■ **TASK PROMPT**: Skip the pictures and extract all of the lines exactly as written.

■ **DATA SHOWN**:
━━━
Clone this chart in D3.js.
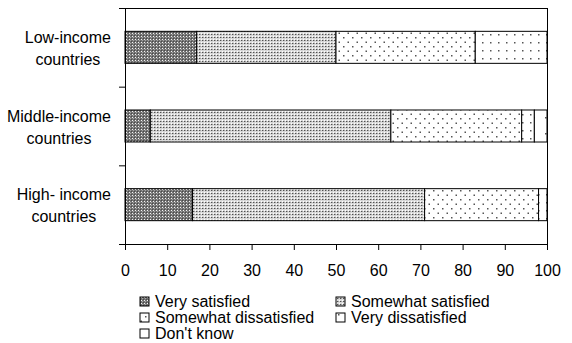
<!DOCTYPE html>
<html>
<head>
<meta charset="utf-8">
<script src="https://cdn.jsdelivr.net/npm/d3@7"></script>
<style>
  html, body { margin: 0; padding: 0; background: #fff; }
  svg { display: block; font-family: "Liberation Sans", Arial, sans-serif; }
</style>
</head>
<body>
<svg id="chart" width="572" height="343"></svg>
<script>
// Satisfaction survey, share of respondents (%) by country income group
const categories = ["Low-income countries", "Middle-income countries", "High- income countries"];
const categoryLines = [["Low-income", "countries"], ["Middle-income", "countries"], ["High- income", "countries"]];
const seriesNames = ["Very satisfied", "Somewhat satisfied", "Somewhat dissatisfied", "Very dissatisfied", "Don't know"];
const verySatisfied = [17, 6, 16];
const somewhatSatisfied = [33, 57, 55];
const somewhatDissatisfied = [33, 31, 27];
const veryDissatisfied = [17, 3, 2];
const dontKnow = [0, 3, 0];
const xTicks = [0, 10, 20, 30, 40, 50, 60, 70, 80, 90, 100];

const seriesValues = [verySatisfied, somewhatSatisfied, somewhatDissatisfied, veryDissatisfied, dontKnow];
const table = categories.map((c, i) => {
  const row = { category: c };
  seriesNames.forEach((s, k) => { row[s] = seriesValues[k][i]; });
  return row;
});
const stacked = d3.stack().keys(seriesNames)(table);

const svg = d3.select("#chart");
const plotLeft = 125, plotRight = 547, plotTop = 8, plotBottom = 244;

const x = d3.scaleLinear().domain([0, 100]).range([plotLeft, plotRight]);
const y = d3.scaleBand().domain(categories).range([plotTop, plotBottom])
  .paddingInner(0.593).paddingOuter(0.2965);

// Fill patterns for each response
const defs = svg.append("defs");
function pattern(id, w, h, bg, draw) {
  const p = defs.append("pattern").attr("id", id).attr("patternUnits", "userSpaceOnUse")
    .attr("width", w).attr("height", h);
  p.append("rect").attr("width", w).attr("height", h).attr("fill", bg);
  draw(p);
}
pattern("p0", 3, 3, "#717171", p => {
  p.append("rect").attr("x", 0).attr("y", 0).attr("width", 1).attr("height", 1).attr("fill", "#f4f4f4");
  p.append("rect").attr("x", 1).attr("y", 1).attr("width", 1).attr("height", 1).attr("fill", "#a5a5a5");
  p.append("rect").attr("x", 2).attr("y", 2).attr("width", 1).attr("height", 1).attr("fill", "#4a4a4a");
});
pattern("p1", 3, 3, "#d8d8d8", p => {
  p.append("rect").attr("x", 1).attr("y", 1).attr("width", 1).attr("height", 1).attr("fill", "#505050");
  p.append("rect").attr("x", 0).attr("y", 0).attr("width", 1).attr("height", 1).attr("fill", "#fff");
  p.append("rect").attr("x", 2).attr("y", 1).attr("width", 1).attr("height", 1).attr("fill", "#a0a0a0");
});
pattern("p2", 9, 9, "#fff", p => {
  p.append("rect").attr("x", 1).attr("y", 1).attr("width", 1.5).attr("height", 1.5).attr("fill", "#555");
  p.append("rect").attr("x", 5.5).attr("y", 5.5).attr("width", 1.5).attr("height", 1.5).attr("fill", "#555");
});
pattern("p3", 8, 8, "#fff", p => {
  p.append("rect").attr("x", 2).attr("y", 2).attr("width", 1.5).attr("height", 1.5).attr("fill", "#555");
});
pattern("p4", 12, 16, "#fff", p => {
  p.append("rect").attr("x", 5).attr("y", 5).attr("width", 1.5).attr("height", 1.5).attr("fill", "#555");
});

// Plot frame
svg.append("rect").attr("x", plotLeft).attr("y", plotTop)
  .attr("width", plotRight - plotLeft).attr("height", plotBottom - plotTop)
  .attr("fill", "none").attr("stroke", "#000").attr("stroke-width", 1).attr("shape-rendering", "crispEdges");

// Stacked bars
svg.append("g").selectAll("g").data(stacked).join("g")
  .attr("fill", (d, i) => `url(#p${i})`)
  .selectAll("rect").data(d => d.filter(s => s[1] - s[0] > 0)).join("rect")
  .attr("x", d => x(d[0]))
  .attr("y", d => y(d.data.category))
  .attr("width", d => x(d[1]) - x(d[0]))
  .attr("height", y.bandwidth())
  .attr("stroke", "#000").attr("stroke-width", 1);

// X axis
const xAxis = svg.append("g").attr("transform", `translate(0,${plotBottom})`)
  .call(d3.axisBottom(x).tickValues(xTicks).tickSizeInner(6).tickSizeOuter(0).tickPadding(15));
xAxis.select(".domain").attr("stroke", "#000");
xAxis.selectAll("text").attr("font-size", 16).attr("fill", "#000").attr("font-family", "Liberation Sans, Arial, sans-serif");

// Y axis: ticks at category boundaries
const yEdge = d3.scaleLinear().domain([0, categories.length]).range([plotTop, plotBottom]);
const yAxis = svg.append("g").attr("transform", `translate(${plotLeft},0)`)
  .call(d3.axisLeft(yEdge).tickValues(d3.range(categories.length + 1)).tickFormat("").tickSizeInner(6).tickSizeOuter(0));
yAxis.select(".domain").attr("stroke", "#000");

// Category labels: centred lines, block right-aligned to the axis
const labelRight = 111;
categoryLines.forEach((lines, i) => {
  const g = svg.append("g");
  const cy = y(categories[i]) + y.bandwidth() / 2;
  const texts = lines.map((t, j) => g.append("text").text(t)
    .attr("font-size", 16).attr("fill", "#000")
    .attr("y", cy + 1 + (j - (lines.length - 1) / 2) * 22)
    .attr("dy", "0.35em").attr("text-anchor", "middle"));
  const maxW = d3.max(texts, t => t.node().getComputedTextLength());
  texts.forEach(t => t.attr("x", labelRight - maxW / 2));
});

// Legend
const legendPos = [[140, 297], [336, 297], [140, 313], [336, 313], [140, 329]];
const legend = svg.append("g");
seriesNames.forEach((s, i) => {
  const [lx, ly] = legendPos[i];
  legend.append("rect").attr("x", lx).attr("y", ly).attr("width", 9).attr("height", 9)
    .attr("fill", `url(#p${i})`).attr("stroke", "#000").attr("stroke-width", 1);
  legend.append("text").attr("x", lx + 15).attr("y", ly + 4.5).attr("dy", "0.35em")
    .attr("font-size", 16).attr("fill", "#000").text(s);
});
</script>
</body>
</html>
━━━
■ **REPLY TO THE EXERCISE**:
Clone this chart in D3.js.
<!DOCTYPE html>
<html>
<head>
<meta charset="utf-8">
<script src="https://cdn.jsdelivr.net/npm/d3@7"></script>
<style>
  html, body { margin: 0; padding: 0; background: #fff; }
  svg { display: block; font-family: "Liberation Sans", Arial, sans-serif; }
</style>
</head>
<body>
<svg id="chart" width="572" height="343"></svg>
<script>
// Satisfaction survey, share of respondents (%) by country income group
const categories = ["Low-income countries", "Middle-income countries", "High- income countries"];
const categoryLines = [["Low-income", "countries"], ["Middle-income", "countries"], ["High- income", "countries"]];
const seriesNames = ["Very satisfied", "Somewhat satisfied", "Somewhat dissatisfied", "Very dissatisfied", "Don't know"];
const verySatisfied = [17, 6, 16];
const somewhatSatisfied = [33, 57, 55];
const somewhatDissatisfied = [33, 31, 27];
const veryDissatisfied = [17, 3, 2];
const dontKnow = [0, 3, 0];
const xTicks = [0, 10, 20, 30, 40, 50, 60, 70, 80, 90, 100];

const seriesValues = [verySatisfied, somewhatSatisfied, somewhatDissatisfied, veryDissatisfied, dontKnow];
const table = categories.map((c, i) => {
  const row = { category: c };
  seriesNames.forEach((s, k) => { row[s] = seriesValues[k][i]; });
  return row;
});
const stacked = d3.stack().keys(seriesNames)(table);

const svg = d3.select("#chart");
const plotLeft = 125, plotRight = 547, plotTop = 8, plotBottom = 244;

const x = d3.scaleLinear().domain([0, 100]).range([plotLeft, plotRight]);
const y = d3.scaleBand().domain(categories).range([plotTop, plotBottom])
  .paddingInner(0.593).paddingOuter(0.2965);

// Fill patterns for each response
const defs = svg.append("defs");
function pattern(id, w, h, bg, draw) {
  const p = defs.append("pattern").attr("id", id).attr("patternUnits", "userSpaceOnUse")
    .attr("width", w).attr("height", h);
  p.append("rect").attr("width", w).attr("height", h).attr("fill", bg);
  draw(p);
}
pattern("p0", 3, 3, "#717171", p => {
  p.append("rect").attr("x", 0).attr("y", 0).attr("width", 1).attr("height", 1).attr("fill", "#f4f4f4");
  p.append("rect").attr("x", 1).attr("y", 1).attr("width", 1).attr("height", 1).attr("fill", "#a5a5a5");
  p.append("rect").attr("x", 2).attr("y", 2).attr("width", 1).attr("height", 1).attr("fill", "#4a4a4a");
});
pattern("p1", 3, 3, "#d8d8d8", p => {
  p.append("rect").attr("x", 1).attr("y", 1).attr("width", 1).attr("height", 1).attr("fill", "#505050");
  p.append("rect").attr("x", 0).attr("y", 0).attr("width", 1).attr("height", 1).attr("fill", "#fff");
  p.append("rect").attr("x", 2).attr("y", 1).attr("width", 1).attr("height", 1).attr("fill", "#a0a0a0");
});
pattern("p2", 9, 9, "#fff", p => {
  p.append("rect").attr("x", 1).attr("y", 1).attr("width", 1.5).attr("height", 1.5).attr("fill", "#555");
  p.append("rect").attr("x", 5.5).attr("y", 5.5).attr("width", 1.5).attr("height", 1.5).attr("fill", "#555");
});
pattern("p3", 8, 8, "#fff", p => {
  p.append("rect").attr("x", 2).attr("y", 2).attr("width", 1.5).attr("height", 1.5).attr("fill", "#555");
});
pattern("p4", 12, 16, "#fff", p => {
  p.append("rect").attr("x", 5).attr("y", 5).attr("width", 1.5).attr("height", 1.5).attr("fill", "#555");
});

// Plot frame
svg.append("rect").attr("x", plotLeft).attr("y", plotTop)
  .attr("width", plotRight - plotLeft).attr("height", plotBottom - plotTop)
  .attr("fill", "none").attr("stroke", "#000").attr("stroke-width", 1).attr("shape-rendering", "crispEdges");

// Stacked bars
svg.append("g").selectAll("g").data(stacked).join("g")
  .attr("fill", (d, i) => `url(#p${i})`)
  .selectAll("rect").data(d => d.filter(s => s[1] - s[0] > 0)).join("rect")
  .attr("x", d => x(d[0]))
  .attr("y", d => y(d.data.category))
  .attr("width", d => x(d[1]) - x(d[0]))
  .attr("height", y.bandwidth())
  .attr("stroke", "#000").attr("stroke-width", 1);

// X axis
const xAxis = svg.append("g").attr("transform", `translate(0,${plotBottom})`)
  .call(d3.axisBottom(x).tickValues(xTicks).tickSizeInner(6).tickSizeOuter(0).tickPadding(15));
xAxis.select(".domain").attr("stroke", "#000");
xAxis.selectAll("text").attr("font-size", 16).attr("fill", "#000").attr("font-family", "Liberation Sans, Arial, sans-serif");

// Y axis: ticks at category boundaries
const yEdge = d3.scaleLinear().domain([0, categories.length]).range([plotTop, plotBottom]);
const yAxis = svg.append("g").attr("transform", `translate(${plotLeft},0)`)
  .call(d3.axisLeft(yEdge).tickValues(d3.range(categories.length + 1)).tickFormat("").tickSizeInner(6).tickSizeOuter(0));
yAxis.select(".domain").attr("stroke", "#000");

// Category labels: centred lines, block right-aligned to the axis
const labelRight = 111;
categoryLines.forEach((lines, i) => {
  const g = svg.append("g");
  const cy = y(categories[i]) + y.bandwidth() / 2;
  const texts = lines.map((t, j) => g.append("text").text(t)
    .attr("font-size", 16).attr("fill", "#000")
    .attr("y", cy + 1 + (j - (lines.length - 1) / 2) * 22)
    .attr("dy", "0.35em").attr("text-anchor", "middle"));
  const maxW = d3.max(texts, t => t.node().getComputedTextLength());
  texts.forEach(t => t.attr("x", labelRight - maxW / 2));
});

// Legend
const legendPos = [[140, 297], [336, 297], [140, 313], [336, 313], [140, 329]];
const legend = svg.append("g");
seriesNames.forEach((s, i) => {
  const [lx, ly] = legendPos[i];
  legend.append("rect").attr("x", lx).attr("y", ly).attr("width", 9).attr("height", 9)
    .attr("fill", `url(#p${i})`).attr("stroke", "#000").attr("stroke-width", 1);
  legend.append("text").attr("x", lx + 15).attr("y", ly + 4.5).attr("dy", "0.35em")
    .attr("font-size", 16).attr("fill", "#000").text(s);
});
</script>
</body>
</html>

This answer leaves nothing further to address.